Okay, sewers may be a stretch. Watch an old music video and see how long the shots last. They hold on some angle as the singer awkwardly lip-syncs, unsure if they are supposed to faux-sing AT the lens or not – and the shot holds and holds and it seems like forever. Tastes change. What worked back when doesn’t work now – but that doesn’t mean that it sucked back then. Our perspective has changed, but the history has not.
You could argue that YouToogle is great for viewers – we can see what we want, when we want it. That certainly is progress. But what is convenient for us is not always better for the industry. It would be convenient for me if Ferraris were free, but the people that make Ferraris probably have a different view.
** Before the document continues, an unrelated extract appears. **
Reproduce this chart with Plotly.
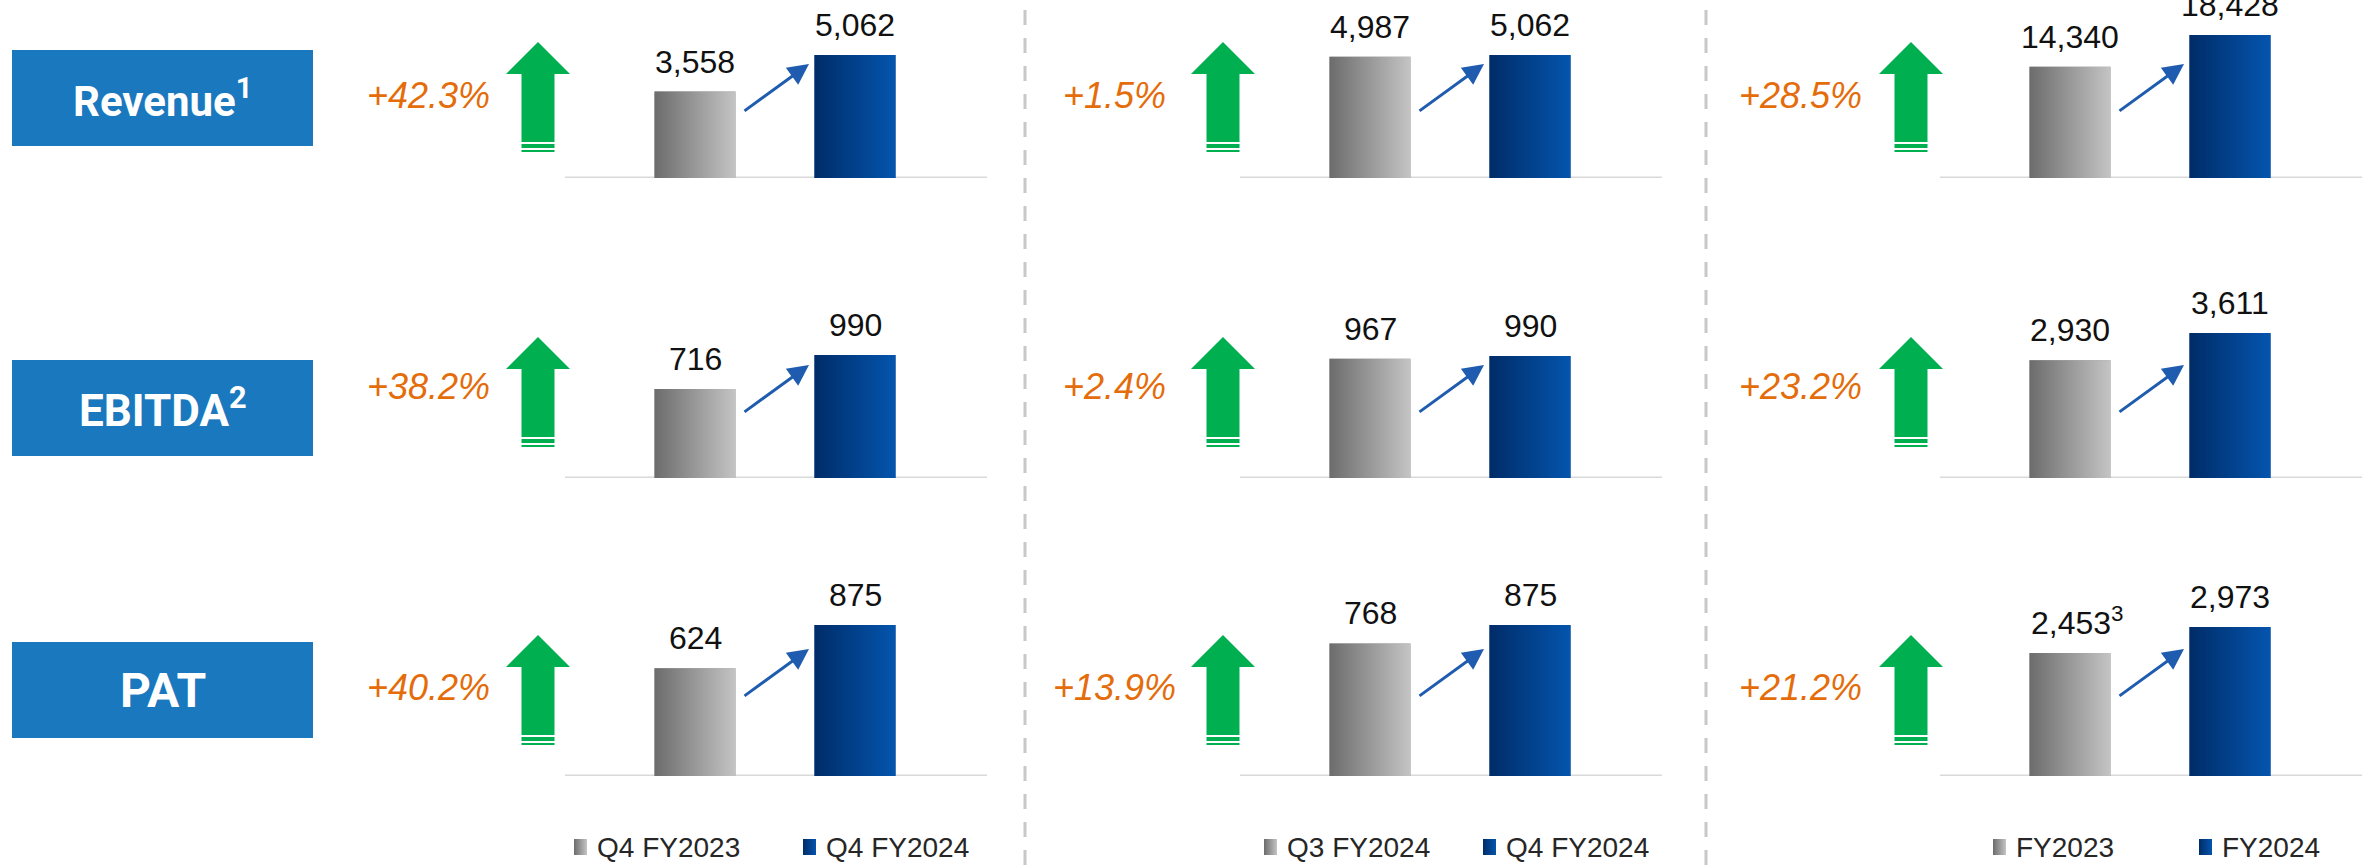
import plotly.graph_objects as go

# ---------------------------------------------------------------- data
metrics = ["Revenue", "EBITDA", "PAT"]
metric_notes = ["1", "2", ""]
metric_label_sizes = [42, 44, 48]

# values by metric row: Revenue, EBITDA, PAT
q4_fy2023 = [3558, 716, 624]
q3_fy2024 = [4987, 967, 768]
q4_fy2024 = [5062, 990, 875]
fy2023 = [14340, 2930, 2453]
fy2024 = [18428, 3611, 2973]

growth_yoy = ["+42.3%", "+38.2%", "+40.2%"]
growth_qoq = ["+1.5%", "+2.4%", "+13.9%"]
growth_fy = ["+28.5%", "+23.2%", "+21.2%"]

# footnote markers attached to individual values: (panel, row, series) -> note
value_notes = {(2, 2, 0): "3"}

panels = [
    dict(prev=q4_fy2023, curr=q4_fy2024, growth=growth_yoy, names=("Q4 FY2023", "Q4 FY2024")),
    dict(prev=q3_fy2024, curr=q4_fy2024, growth=growth_qoq, names=("Q3 FY2024", "Q4 FY2024")),
    dict(prev=fy2023, curr=fy2024, growth=growth_fy, names=("FY2023", "FY2024")),
]

# ---------------------------------------------------------------- layout constants (pixels)
W, H = 2363, 865
panel_x0 = [565, 1240, 1940]          # left end of each panel's baseline
panel_w = 422
row_base = [178, 478, 776]            # baseline of each row
plot_h = 170
# pixel height of the taller bar in each (row, panel) chart
tall_bar_px = [[123, 123, 143], [123, 122, 145], [151, 151, 149]]
cat_left_px, cat_step_px, bar_px = 130, 160, 81

green_arrow_cx = [538, 1223, 1911]
green_arrow_tip = [42, 337, 635]
growth_cx = [428, 1114, 1800]
growth_cy = [95, 387, 687]
trend_y0 = [112, 413, 697]
box_x = (12, 313)
box_y = [(50, 146), (360, 456), (642, 738)]
dividers_x = [1025, 1706]
legend_y = 847
legend_text_x = [(595, 824), (1285, 1504), (2014, 2220)]

BOX_BLUE = "#1a78be"
GREEN = "#00b050"
ORANGE = "#e46c0a"
TREND = "#1f5cb0"
GRAY_L, GRAY_R = (108, 108, 108), (196, 196, 196)
BLUE_L, BLUE_R = (0, 44, 104), (4, 85, 174)


def px(x):
    return x / W


def py(y):
    return 1 - y / H


def rgb(c):
    return "rgb(%d,%d,%d)" % c


def mix(c0, c1, t):
    return "rgb(%d,%d,%d)" % tuple(round(a + (b - a) * t) for a, b in zip(c0, c1))


fig = go.Figure()
layout = dict(
    width=W, height=H, margin=dict(l=0, r=0, t=0, b=0),
    paper_bgcolor="white", plot_bgcolor="rgba(0,0,0,0)",
    barmode="overlay", showlegend=False,
)
annotations = []
shapes = []

x_lo = -cat_left_px / cat_step_px
x_hi = (panel_w - cat_left_px) / cat_step_px
bw = bar_px / cat_step_px
shades = [(GRAY_L, GRAY_R), (BLUE_L, BLUE_R)]

for r in range(3):
    for p, pnl in enumerate(panels):
        n = r * 3 + p + 1
        sx = "" if n == 1 else str(n)
        xa, ya = "x" + sx, "y" + sx
        vals = [pnl["prev"][r], pnl["curr"][r]]
        top = max(vals) * plot_h / tall_bar_px[r][p]
        b = row_base[r]
        layout["xaxis" + sx] = dict(
            domain=[px(panel_x0[p]), px(panel_x0[p] + panel_w)],
            range=[x_lo, x_hi], visible=False, fixedrange=True, anchor=ya,
        )
        layout["yaxis" + sx] = dict(
            domain=[py(b), py(b - plot_h)],
            range=[0, top], visible=False, fixedrange=True, anchor=xa,
        )
        # baseline
        shapes.append(dict(
            type="line", xref=xa + " domain", yref=ya, x0=0, x1=1, y0=0, y1=0,
            line=dict(color="#d9d9d9", width=3), layer="below",
        ))
        # bars
        fig.add_trace(go.Bar(
            x=[0, 1], y=vals, xaxis=xa, yaxis=ya, width=bw,
            marker=dict(color=[mix(*shades[0], 0.5), mix(*shades[1], 0.5)], line=dict(width=0)),
            hoverinfo="skip", showlegend=False,
        ))
        # left-to-right shading on each bar
        for k, v in enumerate(vals):
            c0, c1 = shades[k]
            fig.add_trace(go.Scatter(
                x=[k - bw / 2, k + bw / 2, k + bw / 2, k - bw / 2, k - bw / 2],
                y=[0, 0, v, v, 0], xaxis=xa, yaxis=ya,
                mode="lines", line=dict(width=0, color="rgba(0,0,0,0)"),
                fill="toself",
                fillgradient=dict(type="horizontal", colorscale=[[0, rgb(c0)], [1, rgb(c1)]]),
                hoverinfo="skip", showlegend=False,
            ))
        # value labels
        for k, v in enumerate(vals):
            note = value_notes.get((p, r, k))
            txt = f"{v:,}" + (f"<sup>{note}</sup>" if note else "")
            annotations.append(dict(
                x=k, y=v, xref=xa, yref=ya, text=txt, showarrow=False,
                yanchor="bottom", xanchor="center", yshift=10, xshift=7 if note else 0,
                font=dict(family="Liberation Sans, Arial", size=32, color="#111111"),
            ))
        # trend arrow between the two bars
        x0 = panel_x0[p] + 178
        x1 = panel_x0[p] + 244
        y0 = trend_y0[r]
        y1 = y0 - 48
        annotations.append(dict(
            x=px(x1), y=py(y1), xref="paper", yref="paper", text="",
            showarrow=True, ax=x0 - x1, ay=y0 - y1, axref="pixel", ayref="pixel",
            arrowhead=2, arrowsize=1.4, arrowwidth=3, arrowcolor=TREND, standoff=0,
        ))
        # growth figure
        annotations.append(dict(
            x=px(growth_cx[p]), y=py(growth_cy[r]), xref="paper", yref="paper",
            text=pnl["growth"][r], showarrow=False, xanchor="center", yanchor="middle",
            font=dict(family="Liberation Sans, Arial", size=36, color=ORANGE, style="italic"),
        ))
        # green up arrow with striped tail
        cx, tip = green_arrow_cx[p], green_arrow_tip[r]
        pts = [(cx, tip), (cx + 32, tip + 32), (cx + 16.5, tip + 32), (cx + 16.5, tip + 100),
               (cx - 16.5, tip + 100), (cx - 16.5, tip + 32), (cx - 32, tip + 32)]
        path = "M " + " L ".join(f"{px(a):.6f},{py(c):.6f}" for a, c in pts) + " Z"
        shapes.append(dict(type="path", xref="paper", yref="paper", path=path,
                           fillcolor=GREEN, line=dict(width=0)))
        for s0, s1 in [(102, 106), (108, 110)]:
            shapes.append(dict(type="rect", xref="paper", yref="paper",
                               x0=px(cx - 16.5), x1=px(cx + 16.5),
                               y0=py(tip + s1), y1=py(tip + s0),
                               fillcolor=GREEN, line=dict(width=0)))

# metric name boxes
for r, name in enumerate(metrics):
    y0, y1 = box_y[r]
    shapes.append(dict(type="rect", xref="paper", yref="paper",
                       x0=px(box_x[0]), x1=px(box_x[1]), y0=py(y1), y1=py(y0),
                       fillcolor=BOX_BLUE, line=dict(width=0), layer="below"))
    note = metric_notes[r]
    annotations.append(dict(
        x=px((box_x[0] + box_x[1]) / 2), y=py((y0 + y1) / 2), xref="paper", yref="paper",
        text=name + (f"<sup>{note}</sup>" if note else ""), showarrow=False,
        xanchor="center", yanchor="middle",
        font=dict(family="Roboto, Arial", size=metric_label_sizes[r], color="white", weight="bold"),
    ))

# dashed dividers between panels
for dx in dividers_x:
    shapes.append(dict(type="line", xref="paper", yref="paper",
                       x0=px(dx), x1=px(dx), y0=0, y1=1,
                       line=dict(color="#c8c8c8", width=3, dash="15px,13px")))

# legends under each panel: small shaded swatch + series name
for p, pnl in enumerate(panels):
    for k, (c0, c1) in enumerate(shades):
        tx = legend_text_x[p][k]
        mx = tx - 21
        for j in range(13):
            shapes.append(dict(type="rect", xref="paper", yref="paper",
                               x0=px(mx + j), x1=px(mx + j + 1),
                               y0=py(legend_y + 8), y1=py(legend_y - 8),
                               fillcolor=mix(c0, c1, (j + 0.5) / 13), line=dict(width=0)))
        annotations.append(dict(
            x=px(tx), y=py(legend_y), xref="paper", yref="paper",
            text=pnl["names"][k], showarrow=False, xanchor="left", yanchor="middle",
            font=dict(family="Liberation Sans, Arial", size=28, color="#262626"),
        ))

layout["annotations"] = annotations
layout["shapes"] = shapes
fig.update_layout(**layout)
fig.write_html("out.html", config={"displayModeBar": False})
When MTV (and radio) pushed content at us – we passively absorbed clips we didn’t specifically search out. They shoved stuff down our throats and a lot of the time we bought it, like a pre-blue pill Neo. Freedom’s just another word for “nothing left to lose.”
The IntraTubes have not shown much of an ability to convince people to go buy an LP/cassette/CD/MP3/brain-chip implant. This new “click it yourself” model is great at getting the videos out there, but – at least so far – not so good at turning those eyeballs into dollars. Those dollars turned into music video budgets for all the clips we loved (and the ones we sat through as well).